:: Task goal ::
Select, from the material below, each line with "chart" in it.

*-*-*

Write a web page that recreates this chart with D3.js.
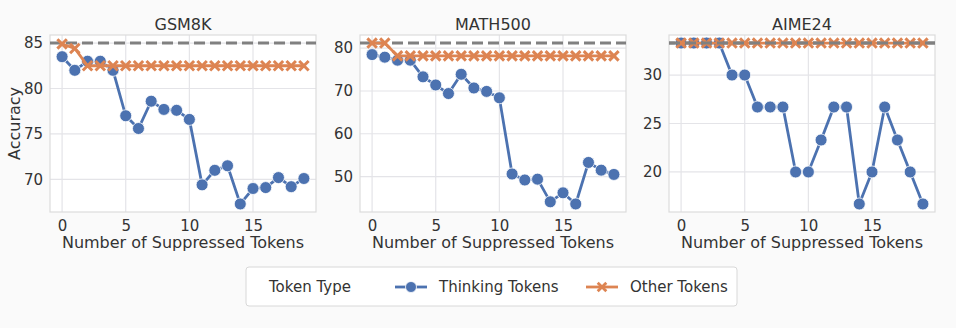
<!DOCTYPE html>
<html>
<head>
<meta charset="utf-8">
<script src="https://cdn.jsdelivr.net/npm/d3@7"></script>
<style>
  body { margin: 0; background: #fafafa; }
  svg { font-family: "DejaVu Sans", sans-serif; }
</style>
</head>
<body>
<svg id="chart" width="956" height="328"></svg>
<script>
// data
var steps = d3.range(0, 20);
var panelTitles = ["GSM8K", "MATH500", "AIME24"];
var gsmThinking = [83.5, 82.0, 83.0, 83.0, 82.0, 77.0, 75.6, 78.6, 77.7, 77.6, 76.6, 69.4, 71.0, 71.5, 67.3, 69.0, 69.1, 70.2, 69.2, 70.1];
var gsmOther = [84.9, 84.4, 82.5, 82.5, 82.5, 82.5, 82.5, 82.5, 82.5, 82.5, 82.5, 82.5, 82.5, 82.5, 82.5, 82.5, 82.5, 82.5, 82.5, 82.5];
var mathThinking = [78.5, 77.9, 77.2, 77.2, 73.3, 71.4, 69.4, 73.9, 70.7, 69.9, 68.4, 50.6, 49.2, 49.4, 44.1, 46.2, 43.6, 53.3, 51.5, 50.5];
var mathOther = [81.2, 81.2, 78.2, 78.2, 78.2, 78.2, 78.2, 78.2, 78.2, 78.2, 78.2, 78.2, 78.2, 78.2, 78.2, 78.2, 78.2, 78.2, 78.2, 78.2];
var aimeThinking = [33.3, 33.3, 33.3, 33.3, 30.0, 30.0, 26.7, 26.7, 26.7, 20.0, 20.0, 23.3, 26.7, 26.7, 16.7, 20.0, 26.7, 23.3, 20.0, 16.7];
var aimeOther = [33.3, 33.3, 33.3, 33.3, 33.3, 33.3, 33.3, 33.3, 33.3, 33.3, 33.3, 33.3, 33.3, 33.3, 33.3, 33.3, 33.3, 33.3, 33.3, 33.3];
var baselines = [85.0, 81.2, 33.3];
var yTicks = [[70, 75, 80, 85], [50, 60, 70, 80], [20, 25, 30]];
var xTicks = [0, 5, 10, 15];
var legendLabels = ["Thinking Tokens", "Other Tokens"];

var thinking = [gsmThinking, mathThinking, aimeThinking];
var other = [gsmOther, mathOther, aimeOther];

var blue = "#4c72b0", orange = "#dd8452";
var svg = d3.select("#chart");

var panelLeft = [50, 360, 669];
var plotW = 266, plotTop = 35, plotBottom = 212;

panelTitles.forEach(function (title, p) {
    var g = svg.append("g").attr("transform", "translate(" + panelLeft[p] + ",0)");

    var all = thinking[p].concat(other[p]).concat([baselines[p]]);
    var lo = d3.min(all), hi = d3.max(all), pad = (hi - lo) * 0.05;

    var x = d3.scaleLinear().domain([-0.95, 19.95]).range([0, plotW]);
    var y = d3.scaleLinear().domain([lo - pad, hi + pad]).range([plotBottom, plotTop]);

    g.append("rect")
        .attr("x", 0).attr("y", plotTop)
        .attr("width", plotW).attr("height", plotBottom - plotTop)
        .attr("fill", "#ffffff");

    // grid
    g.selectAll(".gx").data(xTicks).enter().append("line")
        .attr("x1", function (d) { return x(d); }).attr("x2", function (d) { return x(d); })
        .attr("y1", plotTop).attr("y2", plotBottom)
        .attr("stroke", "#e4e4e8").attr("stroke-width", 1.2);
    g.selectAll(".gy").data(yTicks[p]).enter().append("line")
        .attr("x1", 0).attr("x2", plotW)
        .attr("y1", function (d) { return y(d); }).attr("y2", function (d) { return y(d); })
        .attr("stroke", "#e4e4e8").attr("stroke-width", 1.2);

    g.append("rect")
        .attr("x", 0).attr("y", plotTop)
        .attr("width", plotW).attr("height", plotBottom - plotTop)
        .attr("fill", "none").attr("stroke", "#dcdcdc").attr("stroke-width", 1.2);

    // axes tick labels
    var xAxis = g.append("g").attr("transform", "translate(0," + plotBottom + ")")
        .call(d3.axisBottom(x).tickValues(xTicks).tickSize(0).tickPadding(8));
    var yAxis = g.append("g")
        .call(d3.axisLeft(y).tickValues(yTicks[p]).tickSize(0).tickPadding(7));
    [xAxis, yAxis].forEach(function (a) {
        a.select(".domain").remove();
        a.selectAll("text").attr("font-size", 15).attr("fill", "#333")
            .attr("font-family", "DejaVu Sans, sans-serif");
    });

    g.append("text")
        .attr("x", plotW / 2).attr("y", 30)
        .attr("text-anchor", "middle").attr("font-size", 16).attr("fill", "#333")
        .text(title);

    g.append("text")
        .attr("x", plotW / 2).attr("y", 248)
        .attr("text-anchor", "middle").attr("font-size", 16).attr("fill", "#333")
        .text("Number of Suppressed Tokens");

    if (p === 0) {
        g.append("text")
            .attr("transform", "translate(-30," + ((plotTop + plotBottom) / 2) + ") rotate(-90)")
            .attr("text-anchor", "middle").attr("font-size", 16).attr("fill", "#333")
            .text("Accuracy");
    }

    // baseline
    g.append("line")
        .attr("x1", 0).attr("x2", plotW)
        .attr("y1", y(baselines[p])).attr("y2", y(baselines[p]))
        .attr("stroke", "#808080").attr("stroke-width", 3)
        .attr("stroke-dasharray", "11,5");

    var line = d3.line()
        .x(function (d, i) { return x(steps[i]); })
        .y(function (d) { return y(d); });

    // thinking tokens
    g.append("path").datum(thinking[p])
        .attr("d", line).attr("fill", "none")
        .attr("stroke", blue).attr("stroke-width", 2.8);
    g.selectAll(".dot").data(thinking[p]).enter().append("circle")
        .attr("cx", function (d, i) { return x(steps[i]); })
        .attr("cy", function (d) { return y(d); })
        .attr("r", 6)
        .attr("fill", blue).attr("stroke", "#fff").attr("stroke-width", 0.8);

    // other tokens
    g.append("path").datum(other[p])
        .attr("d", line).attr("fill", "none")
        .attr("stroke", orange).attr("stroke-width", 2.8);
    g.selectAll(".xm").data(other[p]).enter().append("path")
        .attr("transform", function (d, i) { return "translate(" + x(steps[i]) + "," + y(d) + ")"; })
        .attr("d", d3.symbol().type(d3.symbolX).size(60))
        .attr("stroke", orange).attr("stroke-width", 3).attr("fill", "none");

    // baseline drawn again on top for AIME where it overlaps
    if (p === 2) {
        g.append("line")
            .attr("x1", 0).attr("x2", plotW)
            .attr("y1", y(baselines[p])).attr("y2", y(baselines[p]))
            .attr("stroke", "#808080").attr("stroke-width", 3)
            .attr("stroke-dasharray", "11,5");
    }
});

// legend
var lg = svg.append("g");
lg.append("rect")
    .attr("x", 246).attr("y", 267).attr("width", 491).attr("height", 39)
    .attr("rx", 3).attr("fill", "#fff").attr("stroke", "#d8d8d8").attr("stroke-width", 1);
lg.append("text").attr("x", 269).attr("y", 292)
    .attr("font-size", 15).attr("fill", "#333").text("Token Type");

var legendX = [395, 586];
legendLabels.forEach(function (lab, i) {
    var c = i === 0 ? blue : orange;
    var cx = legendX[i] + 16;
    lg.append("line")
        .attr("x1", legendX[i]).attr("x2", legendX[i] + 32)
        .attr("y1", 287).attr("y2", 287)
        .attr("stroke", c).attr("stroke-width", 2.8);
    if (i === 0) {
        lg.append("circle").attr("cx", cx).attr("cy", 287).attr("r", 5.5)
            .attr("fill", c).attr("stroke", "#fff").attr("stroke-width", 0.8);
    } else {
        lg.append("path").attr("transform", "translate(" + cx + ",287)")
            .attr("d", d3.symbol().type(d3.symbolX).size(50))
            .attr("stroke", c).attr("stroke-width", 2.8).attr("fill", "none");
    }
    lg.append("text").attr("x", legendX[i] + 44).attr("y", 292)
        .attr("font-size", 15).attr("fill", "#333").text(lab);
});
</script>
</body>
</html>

*-*-*

:: Task output ::
Write a web page that recreates this chart with D3.js.
<svg id="chart" width="956" height="328"></svg>
var svg = d3.select("#chart");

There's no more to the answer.